From Oregon Hikers Field Guide

Island on the south shore of Waldo Lake (bobcat)


Waldo Lake is considered one of the purest lakes in the world. Being almost on the crest of the Cascades, it has only a few short inflowing streams bearing little sediment. At 9.8 square miles, it is the second-largest natural freshwater lake in Oregon after Crater Lake. It is also, after Crater Lake, the second deepest, at 420 feet.

Waldo Lake finally became a non-motorized lake in 2012, thus ensuring water quality. The Waldo Lake Wilderness is to the north, west, and south of the lake, but does not come to Waldo Lake's shores. The Waldo Lake Trail (Jim Weaver Loop) encircles the lake and is open to mountain bikers. In 1914, a head gate and tunnel were constructed on the west shore of the lake to divert water to the Willamette Valley for irrigation purposes. The lake's level dropped by 25 feet, but the operation was not financially successful.

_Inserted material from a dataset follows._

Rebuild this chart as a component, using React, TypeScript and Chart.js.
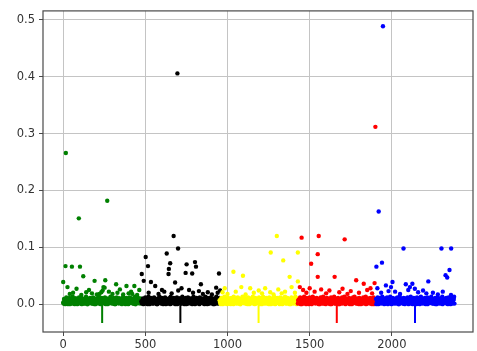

The head gate, which is still there in Klovdahl Bay, was eventually closed in 1960.

The lake is named after John Breckenridge Waldo (1844-1907), the first justice on Oregon's Supreme Court who had been born in the state. Waldo had a passion for exploring Oregon's wild places, and he wrote extensively about his travels in the Cascades. His writing took on a conservationist tone when he lamented the destruction of Cascade forests by loggers, homesteaders, and sheep herders.